An ethical call resounded throughout the world when fascist forces repeatedly bombed civilians during the Spanish Civil War (1936–1939). The evolution of total war—where civilians become military targets—and the attempted “obliteration”1 of entire civilian populations in Spain presented a challenge to the concerned global citizen: how does one respond ethically to the advent of total war? In answer to this ethical dilemma, a transnational network of pacifists comprised of modernist artists, authors, thinkers, volunteers, and activists galvanized bold, highly dynamic concepts of pacifism through their art and actions. Many of them came together and created support and relief networks that aided the civilians and refugees on the ground in Spain. Artists, authors, and activists such as Virginia Woolf, Pablo Picasso, Muriel Rukeyser, Langston Hughes, and Quaker volunteer workers, produced paintings, poetry, prose, and actions that contained powerful testimonies—a Quaker term that signifies the lived actions that manifest inner beliefs—of peace.

    The digital humanities projects featured in this exhibition show that through their art and literature, each of these artists constructed a fierce, and at times highly divergent, “positive peace”2 based on gender, racial, and economic equality and social justice. Likewise, the Society of Friends, a religious society with Protestant roots historically known for its pacifism, worked alongside and within modernist artistic networks and transnational communities to raise funds for and distribute food and goods on both sides of the fighting, embodying their peace testimonies in volunteer work that sought to relieve the effects of war on refugees and civilians. These pacifist stories are often written out of history and forgotten by many, but provide us with a model of essential non-military responses to the advent of total war. Testimonies in Art & Action recuperates these lost histories and reminds us that there is still a call to incorporate pacifist philosophies in politics and in the events that are unfolding daily into history.

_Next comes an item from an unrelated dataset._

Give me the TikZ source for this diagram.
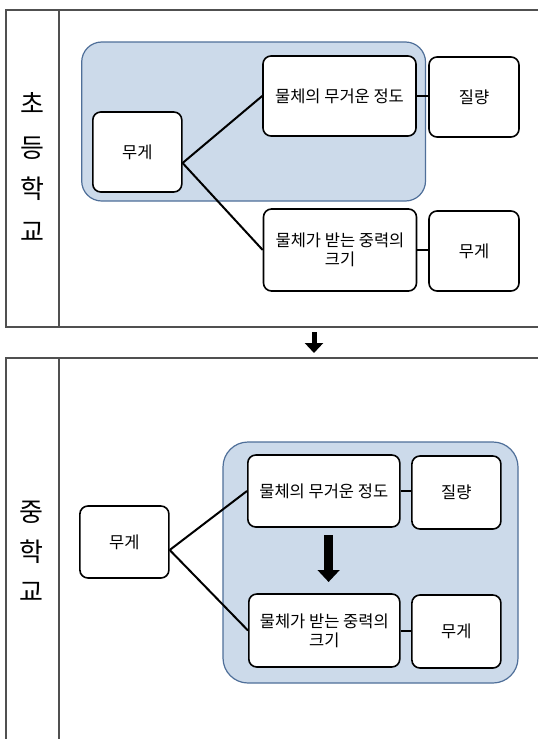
\documentclass[tikz,border=0pt]{standalone}
\usepackage{fontspec}
\setmainfont{Noto Sans CJK KR}
\usetikzlibrary{arrows.meta,calc}
\definecolor{framegray}{HTML}{505050}
\definecolor{groupfill}{HTML}{CCDAEA}
\definecolor{groupedge}{HTML}{4F6F99}
\tikzset{
  box/.style={draw=black, line width=1.6pt, rounded corners=8pt, fill=white, align=center,
    inner sep=0pt, font=\fontsize{16.5}{19}\selectfont},
  grp/.style={draw=groupedge, line width=1.2pt, fill=groupfill},
  frm/.style={draw=framegray, line width=1.5pt},
  link/.style={draw=black, line width=2pt},
  side/.style={font=\fontsize{26}{26}\selectfont, inner sep=0pt},
  bigarrow/.style={line width=5pt, -{Triangle[width=18pt,length=10pt]}},
  innerarrow/.style={line width=8.6pt, -{Triangle[width=21.6pt,length=12pt]}}
}
\begin{document}
\begin{tikzpicture}[x=1pt,y=-1pt]
\useasboundingbox (0,0) rectangle (538,739);
\fill[white] (0,0) rectangle (538,739);

% ---------- top frame ----------
\draw[frm] (538,10) -- (6,10) -- (6,327) -- (538,327);
\draw[frm] (59,10) -- (59,327);
\node[side] (s1) at (32.6,103) {초};
\node[side] (s2) at (32.6,148) {등};
\node[side] (s3) at (32.6,189) {학};
\node[side] (s4) at (32.6,232) {교};

\draw[grp, rounded corners=20pt] (81.7,42) rectangle (425.5,201);

\node[box, minimum width=89pt, minimum height=80pt] (tw) at (137.3,152) {무게};
\node[box, minimum width=153pt, minimum height=80pt] (tm1) at (339.5,96) {물체의 무거운 정도};
\node[box, minimum width=90pt, minimum height=80pt] (tq) at (474,97) {질량};
\node[box, minimum width=153pt, minimum height=82pt] (tm2) at (340,250) {물체가 받는 중력의\\크기};
\node[box, minimum width=90pt, minimum height=80pt] (tw2) at (474,251) {무게};

\coordinate (tj) at ([yshift=-11pt]tw.east);
\draw[link] (tj) -- (tm1.west);
\draw[link] (tj) -- (tm2.west);
\draw[link] (tm1.east) -- (tm1.east -| tq.west);
\draw[link] (tm2.east) -- (tm2.east -| tw2.west);

% ---------- arrow between frames ----------
\coordinate (a1) at (314,332);
\coordinate (a2) at (314,353);
\draw[bigarrow] (a1) -- (a2);

% ---------- bottom frame ----------
\draw[frm] (538,358) -- (6,358) -- (6,739);
\draw[frm] (59,358) -- (59,739);
\node[side] (m1) at (31,512) {중};
\node[side] (m2) at (31,552) {학};
\node[side] (m3) at (31,592) {교};

\draw[grp, rounded corners=25pt] (223,442) rectangle (518,683);

\node[box, minimum width=89pt, minimum height=72pt] (bw) at (124.4,542) {무게};
\node[box, minimum width=152pt, minimum height=72pt] (bm1) at (323.8,491) {물체의 무거운 정도};
\node[box, minimum width=89pt, minimum height=73pt] (bq) at (456.4,492.5) {질량};
\node[box, minimum width=151pt, minimum height=73pt] (bm2) at (324.3,630.5) {물체가 받는 중력의\\크기};
\node[box, minimum width=89pt, minimum height=73pt] (bw2) at (456.4,631.5) {무게};

\coordinate (bj) at ([yshift=-8pt]bw.east);
\draw[link] (bj) -- (bm1.west);
\draw[link] (bj) -- (bm2.west);
\draw[link] (bm1.east) -- (bm1.east -| bq.west);
\draw[link] (bm2.east) -- (bm2.east -| bw2.west);

\coordinate (i1) at (328.6,535);
\coordinate (i2) at (328.6,582);
\draw[innerarrow] (i1) -- (i2);
\end{tikzpicture}
\end{document}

    Testimonies in Art & Action: Igniting Pacifism in the Face of Total War creates a historical juncture with our present moment, illuminating how philosophies of nonviolence contained in art, literature, and action have been mobilized to stage a critical intervention in a progressively militarizing population. This exhibition juxtaposes primary source materials from the Quaker relief effort in Spain, much of which is from Haverford’s own Quaker & Special Collections, with student digital humanities projects that explore the peace testimonies embedded in the literature and art of the interwar period. In bringing together these multi-modal sources, this exhibition demonstrates the shared commitment to social justice and human rights that the pacifisms of the early twentieth century developed, particularly in the testimonial activism of the Society of Friends and public intellectuals. It aims to create a scholarly discussion focused on the themes of pacifism, activism, writing, and ethics; forms of resistance to total war; and social justice during the interwar period; and it demonstrates the interrelationship between “positive peace,” pacifism, and social justice.

    From these thinkers and activists, we have learned the extreme repercussions of war on the lives of individuals, the need to teach our families and children to resist war, the need to support a politics that works towards equality, and the need to stay true to our values. Through their work, these authors, artists, and activists provide a vocabulary for peace, offering an alternative to the relentless war rhetoric of their era and our own. Their poetry, prose, art, and actions contain messages that can still help the people of the world stand up and advocate for peace today, as our contemporary moment continually witnesses outbreaks of total war.